Little Brothers

Every new car is infested with Little Brothers — in the form of code and programming that “corrects” outright or thwarts whatever it is you wanted to do.

It goes way beyond the Seat Belt Nanny.

Have you tried backing up a new car with the driver’s door cracked open? Several won’t allow it — refusing to engage Reverse until you close the door. You can try all day to move the shifter into Reverse — but programming controls whether the transmission will comply. It’s all drive-by-wire now, you see. So no direct, mechanical connection between the gear selector and the transmission. When you select a gear, you are merely asking the computer to engage Drive or Reverse — and the computer is the ultimate Decider, not you.

But why would you want to back the car up with the door open? Not that it is anyone’s business — certainly not an insolent computer’s — but that’s how people used to be taught to Reverse in close quarters, because you could see better. The curb, for example. Of course, this entailed some judgment and motor skills which are now lacking — and certainly not taught. Instead, people are taught to gape at a screen rather than actually look in the direction they’re backing the car up.

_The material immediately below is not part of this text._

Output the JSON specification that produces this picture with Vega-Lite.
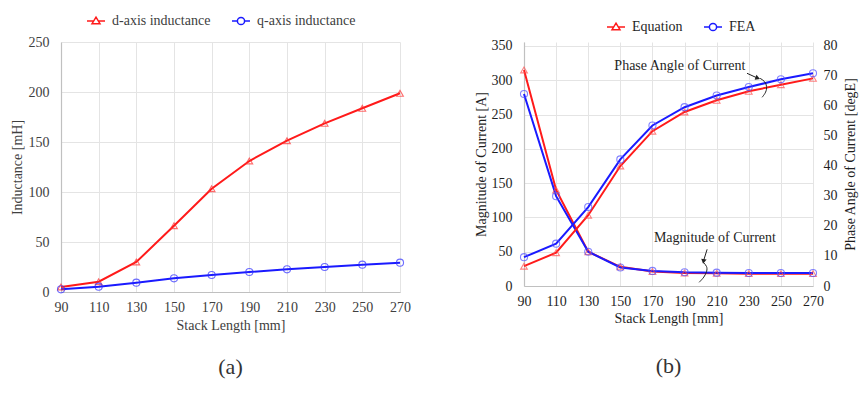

And if you try it the old school way, Little Brother will step in to “correct” you. The transmission shifts itself into Neutral and — in some cars — the electronic parking brake engages.

Speaking of that. . .

The computer-controlled “eBrake” is replacing the traditional driver-controlled pull-up emergency brake. Unlike the pull-up brake controlled by the driver, which can be partially and gradually engaged as the driver likes, the eBrake is either all the way on — or all the way off — your role limited to pushing the button.

And sometimes, not even that.

In several new cars, the eBrake turns itself on, automatically — whenever the shift lever is moved to Park. Or when you try to Reverse with the door open a crack.

Yes, really.

Speaking of stopping. . .

Automatic Stop/Start is another “feature” I don’t think many of us actually asked for — but which is nonetheless becoming part of the new car standard equipment roster. It turns the engine off even though you prefer it to be running — one assumes, since you haven’t turned it off.

Or even arrived at your destination yet.

The idea — not our idea — is that by turning the engine off whenever an opportunity presents itself — as when momentarily idled in traffic or caught at a red light — some gasoline will be saved.

Even though we might prefer not to.

And why might we prefer that?

Because with the engine off, the AC no longer works and the battery is being drained to power every electrical accessory that you’ve got running. This is hard on the battery. As are the multiple restart cycles. On the alternator, too — because it has to work harder to keep the battery — which is being discharged — charged up. Both are likely to not last as long.

It is also hard on you — and not just financially.

The paint shaker-esque start/stop cycles get old quickly. Also the slight but present lag before you can actually get moving again. It takes a moment for the engine to start — even when a super-fast starter motor is used. An already running engine is ready to go right now. An auto-stopped one is not.

But the most irritating thing about it is this business of being pre-empted and “nudged” one more time by a peremptory piece of technocracy.

Speaking of which . . .

If you’ve been in a new car recently, you may have noticed the helpful little traffic sign icons that illuminate on the LCD display (almost all new cars now have these) as you drive. The bossy car knows the speed limit — a mortifying thing, when you stop to think about what that means — and will express its unhappiness that you’re traveling faster by turning the icon from white with black lettering — just like the real roadside speed limit signs — an angry red.

This is called Traffic Sign Recognition — and it goes beyond speed limit signs. It also includes (currently) Stop signs and No Right on Red signs. For the moment, the Little Brother somewhere within your dashboard merely stomps his electronic foot at you — by flashing red. It’s kind of like having a perpetual mother-in-law along for the ride — except you can’t open the door and kick her out.

Besides which, the computer won’t let you open the door.

What’s almost certainly coming is more than just an electronic foot stomp in the form of a futilely flashing light on the LCD display. New cars — most of them — already pre-empt your decisions about when to apply the brakes and will do that for you — or rather, contrary to you — if the Little Brother decides you should have but didn’t. This technology is marketed as automatic emergency braking or collision avoidance or pedestrian/object detection.

Point being, the car already has the technology — and the effrontery — to hit the brakes when it wants to. It’s not much of a step farther down the road to tie that technology in with the Traffic Sign Recognition technology to prevent the car from going faster than the speed limit, make it come to a complete stop at every Stop sign and never make an illegal U-turn or right-on-red, no matter how actually reasonable/safe it may be to do so.

The law is the law, after all.

And your car not only knows the law — it knows best, too.